In the blog below we highlight two ways you can take maximum advantage of the Domestic RHI that is due to launch in the Spring.
Maximising the RHI payments from Heat Pumps
So if you are reading this, you are probably aware that the Renewable Heat Incentive is launching imminently. Now, for heat pumps, the key to them working efficiently is that they operate in really well insulated homes, since they produce water at far lower temperatures than traditional central heating temperatures.
When they are trying to assess the RHI payment you will be eligible for, they will take the heat demand number right at the bottom of the EPC (found at the bottom of page 4 as in the picture below). The higher the number, the more money you will be paid via the RHI and remember it is the combination of the space heating and water heating that will be used.
This essentially means that the less insulated your home, the more single glazing you have, the older your property (on the whole) will result on higher RHI payments when you install either a ground source or air source heat pump.
Now one of the pre-requisites to getting the RHI, is that if either loft insulation and cavity wall insulation come up as a recommendation on the EPC, these need to get done before you become eligible. However, aside from that, you actually want your house to have a high heat loss so the number at the bottom of the EPC is higher – so if you are thinking of changing you windows or installing solid wall insulation at the same time, you should get the heat pump installed and commissioned before you install these other measures.
Obviously this contradicts what I said about heat pumps operating in really well insulated homes, but truth be told, lock in the high payments, get the heat pump installed and then make the house more efficient.
If your EPC mentions cavity or loft you will need to get them done, but that is it, do not get anything else done until after the heat pump has been installed and you are receiving the RHI. It is the same principle for both ground source and air source heat pumps.
Biomass RHI payments are based on the same premise of heat demand as the basis for the payment, so again the more difficult it is to heat, the more money you will receive through the renewable heat incentive.
Maximising RHI from Solar Thermal
The RHI calculation from solar thermal is more complicated than for any of the other technologies included in the RHI scheme.
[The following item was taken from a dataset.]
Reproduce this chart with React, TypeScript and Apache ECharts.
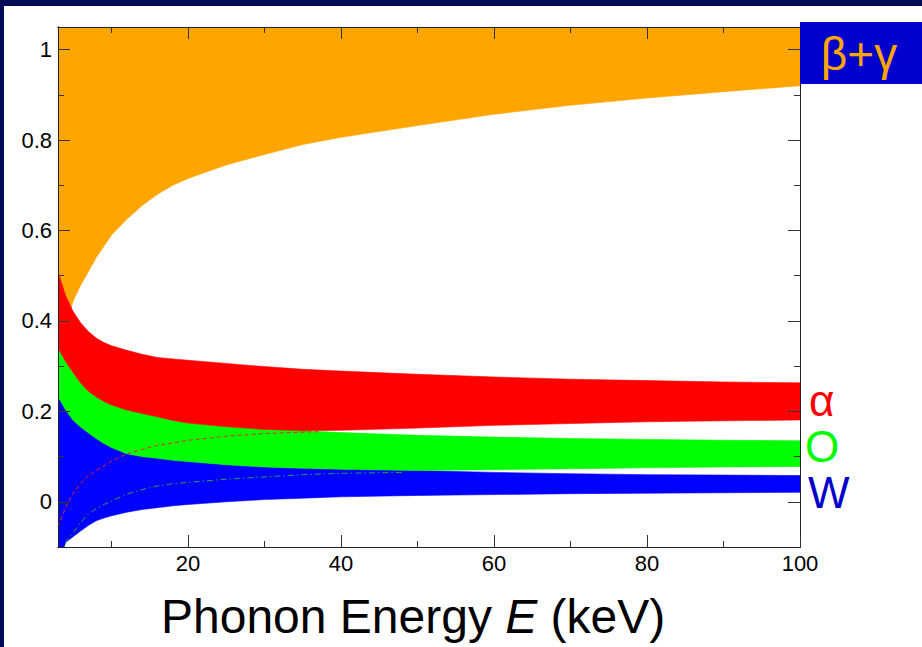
import React, { useEffect, useRef } from "react";
import * as echarts from "echarts";

// Phonon energy samples (keV)
const energy = [3, 4, 5, 6, 7, 8, 9, 10, 12, 14, 16, 18, 20, 25, 30, 35, 40, 50, 60, 70, 80, 90, 100];
// β+γ band lower edge (band fills up to the top of the plot)
const betaGammaLower = [0.30, 0.39, 0.445, 0.48, 0.51, 0.54, 0.565, 0.59, 0.625, 0.655, 0.68, 0.70, 0.715, 0.745, 0.768, 0.79, 0.806, 0.832, 0.857, 0.877, 0.893, 0.907, 0.92];
// α band
const alphaUpper = [0.509, 0.455, 0.42, 0.395, 0.376, 0.362, 0.352, 0.345, 0.335, 0.326, 0.319, 0.316, 0.313, 0.306, 0.299, 0.293, 0.289, 0.282, 0.276, 0.271, 0.268, 0.265, 0.263];
const alphaLower = [0.340, 0.31, 0.285, 0.262, 0.244, 0.232, 0.222, 0.214, 0.203, 0.195, 0.188, 0.18, 0.174, 0.166, 0.16, 0.157, 0.158, 0.163, 0.169, 0.173, 0.177, 0.179, 0.181];
// O band
const oxygenUpper = [0.340, 0.31, 0.285, 0.262, 0.244, 0.232, 0.222, 0.214, 0.203, 0.195, 0.188, 0.18, 0.174, 0.166, 0.16, 0.157, 0.153, 0.147, 0.143, 0.14, 0.138, 0.136, 0.135];
const oxygenLower = [0.233, 0.203, 0.18, 0.165, 0.152, 0.14, 0.129, 0.12, 0.106, 0.1, 0.096, 0.092, 0.089, 0.082, 0.077, 0.074, 0.072, 0.069, 0.071, 0.073, 0.075, 0.077, 0.078];
// W band
const tungstenUpper = [0.233, 0.203, 0.18, 0.165, 0.152, 0.14, 0.129, 0.12, 0.106, 0.1, 0.096, 0.092, 0.089, 0.082, 0.077, 0.074, 0.072, 0.069, 0.065, 0.062, 0.06, 0.059, 0.058];
const tungstenLower = [-0.14, -0.09, -0.077, -0.064, -0.052, -0.042, -0.036, -0.031, -0.023, -0.017, -0.013, -0.009, -0.006, 0.0, 0.005, 0.008, 0.011, 0.014, 0.016, 0.018, 0.019, 0.02, 0.021];

// dashed curves
const alphaMeanE = [3, 4, 5, 6, 7, 8, 9, 10, 12, 14, 16, 18, 20, 25, 30, 35, 37];
const alphaMean = [-0.055, -0.012, 0.02, 0.042, 0.058, 0.07, 0.079, 0.09, 0.106, 0.116, 0.125, 0.13, 0.136, 0.145, 0.151, 0.154, 0.155];
const oxygenMeanE = [3.5, 4, 5, 6, 7, 8, 9, 10, 12, 14, 16, 18, 20, 25, 30, 35, 40, 48];
const oxygenMean = [-0.12, -0.09, -0.068, -0.045, -0.027, -0.015, -0.006, 0.002, 0.017, 0.027, 0.035, 0.04, 0.043, 0.05, 0.055, 0.06, 0.063, 0.065];

// axis ticks
const xMajorTicks = [20, 40, 60, 80, 100];
const xMinorTicks = [10, 30, 50, 70, 90];
const yMajorTicks = [0, 0.2, 0.4, 0.6, 0.8, 1];
const yMinorTicks = [0.1, 0.3, 0.5, 0.7, 0.9];

const X_MIN = 3;
const X_MAX = 100;
const Y_MIN = -0.1;
const Y_MAX = 1.05;

const FONT = "'Liberation Sans', Arial, Helvetica, sans-serif";

function bandSeries(name: string, lower: number[], upper: number[] | null, color: string) {
  return {
    name,
    type: "custom",
    clip: true,
    silent: true,
    data: energy.map((e, i) => [e, lower[i], upper ? upper[i] : Y_MAX]),
    encode: { x: 0, y: [1, 2] },
    renderItem: (params: any, api: any) => {
      if (params.dataIndex !== 0) return null;
      const pts: number[][] = [];
      for (let i = 0; i < energy.length; i++) {
        pts.push(api.coord([energy[i], upper ? upper[i] : Y_MAX]));
      }
      for (let i = energy.length - 1; i >= 0; i--) {
        pts.push(api.coord([energy[i], lower[i]]));
      }
      return {
        type: "polygon",
        shape: { points: pts },
        style: { fill: color, stroke: color, lineWidth: 0.6 },
      };
    },
  };
}

function xAxisDef(position: string, ticks: number[], len: number, labels: boolean) {
  return {
    type: "value",
    position,
    min: X_MIN,
    max: X_MAX,
    z: 10,
    axisLine: { show: true, onZero: false, lineStyle: { color: "#222", width: 1 } },
    axisTick: { show: true, inside: true, length: len, customValues: ticks, lineStyle: { color: "#333", width: 1 } },
    axisLabel: labels
      ? { show: true, customValues: ticks, color: "#000", fontSize: 22, fontFamily: FONT, margin: 5 }
      : { show: false },
    splitLine: { show: false },
  };
}

function yAxisDef(position: string, ticks: number[], len: number, labels: boolean) {
  return {
    type: "value",
    position,
    min: Y_MIN,
    max: Y_MAX,
    z: 10,
    axisLine: { show: true, onZero: false, lineStyle: { color: "#222", width: 1 } },
    axisTick: { show: true, inside: true, length: len, customValues: ticks, lineStyle: { color: "#333", width: 1 } },
    axisLabel: labels
      ? { show: true, customValues: ticks, color: "#000", fontSize: 22, fontFamily: FONT, margin: 6 }
      : { show: false },
    splitLine: { show: false },
  };
}

export default function App() {
  const ref = useRef<HTMLDivElement>(null);

  useEffect(() => {
    document.body.style.margin = "0";
    if (!ref.current) return;
    const chart = echarts.init(ref.current, undefined, { renderer: "svg" });

    const series: any[] = [
      bandSeries("β+γ", betaGammaLower, null, "#ffa500"),
      bandSeries("W", tungstenLower, tungstenUpper, "#0000ff"),
      bandSeries("O", oxygenLower, oxygenUpper, "#00ff00"),
      bandSeries("α", alphaLower, alphaUpper, "#ff0000"),
      {
        name: "α mean",
        type: "line",
        data: alphaMeanE.map((e, i) => [e, alphaMean[i]]),
        showSymbol: false,
        symbol: "none",
        lineStyle: { width: 1, color: "#e8242c", type: [4, 3] },
        silent: true,
        z: 5,
      },
      {
        name: "O mean",
        type: "line",
        data: oxygenMeanE.map((e, i) => [e, oxygenMean[i]]),
        showSymbol: false,
        symbol: "none",
        lineStyle: { width: 1, color: "#26a050", type: [6, 3, 1.5, 3] },
        silent: true,
        z: 5,
      },
    ];

    chart.setOption({
      animation: false,
      backgroundColor: "#ffffff",
      grid: { left: 54, top: 21, right: 122, bottom: 100, containLabel: false },
      xAxis: [
        xAxisDef("bottom", xMajorTicks, 12, true),
        xAxisDef("bottom", xMinorTicks, 6, false),
        xAxisDef("top", xMajorTicks, 12, false),
        xAxisDef("top", xMinorTicks, 6, false),
      ],
      yAxis: [
        yAxisDef("left", yMajorTicks, 12, true),
        yAxisDef("left", yMinorTicks, 6, false),
        yAxisDef("right", yMajorTicks, 12, false),
        yAxisDef("right", yMinorTicks, 6, false),
      ],
      series,
      graphic: [
        {
          type: "rect",
          shape: { x: 796, y: 16, width: 122, height: 62 },
          style: { fill: "#0000cc" },
          z: 20,
        },
        {
          type: "text",
          x: 855,
          y: 48,
          z: 21,
          style: { text: "β+γ", fill: "#ffa500", fontSize: 46, fontFamily: FONT, align: "center", verticalAlign: "middle" },
        },
        {
          type: "text",
          x: 805,
          y: 394,
          z: 21,
          style: { text: "α", fill: "#ff0000", fontSize: 44, fontFamily: FONT, align: "left", verticalAlign: "middle" },
        },
        {
          type: "text",
          x: 801,
          y: 440,
          z: 21,
          style: { text: "O", fill: "#00ff00", fontSize: 44, fontFamily: FONT, align: "left", verticalAlign: "middle" },
        },
        {
          type: "text",
          x: 804,
          y: 486,
          z: 21,
          style: { text: "W", fill: "#0000cc", fontSize: 44, fontFamily: FONT, align: "left", verticalAlign: "middle" },
        },
        {
          type: "text",
          x: 157,
          y: 610,
          z: 21,
          style: {
            text: "{a|Phonon Energy }{i|E}{a| (keV)}",
            align: "left",
            verticalAlign: "middle",
            rich: {
              a: { fontSize: 48, fontFamily: FONT, fill: "#000", color: "#000" },
              i: { fontSize: 48, fontFamily: FONT, fontStyle: "italic", fill: "#000", color: "#000" },
            },
          },
        },
      ],
    });

    return () => chart.dispose();
  }, []);

  return (
    <div style={{ position: "fixed", left: 0, top: 0, width: 922, height: 647, background: "#020c57", overflow: "hidden" }}>
      <div ref={ref} style={{ position: "absolute", left: 4, top: 6, width: 918, height: 641 }} />
    </div>
  );
}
The main reason is that the MCS approved solar thermal installer will deem the RHI payment for the system, however there is one absolutely key thing to bear in mind.
The solar thermal calculation takes occupancy into account – the more people residing in the home, the larger the RHI payment.
This is a question you will be asked by you MCS installer – you might think it a strange question at the time, but the higher the number you tell the installer, the larger your yearly RHI payments (up to a maximum of 6 occupants). So whilst would we never condone lying, if you have the kids staying over or your granny in the annex, don’t be shy to tell the installer.
None of the other technologies included within the RHI consider occupancy in the calculation – and it is not taken off the Green Deal report (you will be asked this during the assessment). It is simply a question the MCS installer will ask!
A final tip – metering your RHI payments
The Government are offering an additional payment of £230 per year (for 7 years) if you are willing to install their specified metering systems. Now in truth these are not cheap, about £1500 for the system to be installed, so the additional payment really is designed to cover that – however there is obviously a purpose to getting them installed!
If you do get a meter installed, and you may be forced to if you keep your normal central heating system, you have data at your fingertips that will identify any issues with your heat pump. The key to heat pumps is their SPF – or Seasonal Performance Factor – which dictates their year round efficiency (Find out more about the SPF here). When people talk about heat pumps being 400% efficient – what this really means is that the heat pump has an SPF of 4, so for every 1 unit of electricity used to run the system, 4 units of useful heat are created.
The problem is that manufacturer SPFs can be higher than real life installed units. You want the highest SPF you can, so to ensure this happens metering systems can quickly identify where the heat pump is not working correctly to help you maximise its efficiency – even if the system is not running correctly for a month, you can rack up high electricity bills – the metering system will prevent this.
So as a final tip I recommend trying to get this installed – the payments from the Government will cover the install costs, but better still your system will be monitored automatically and you will quickly be able to see any performance issues.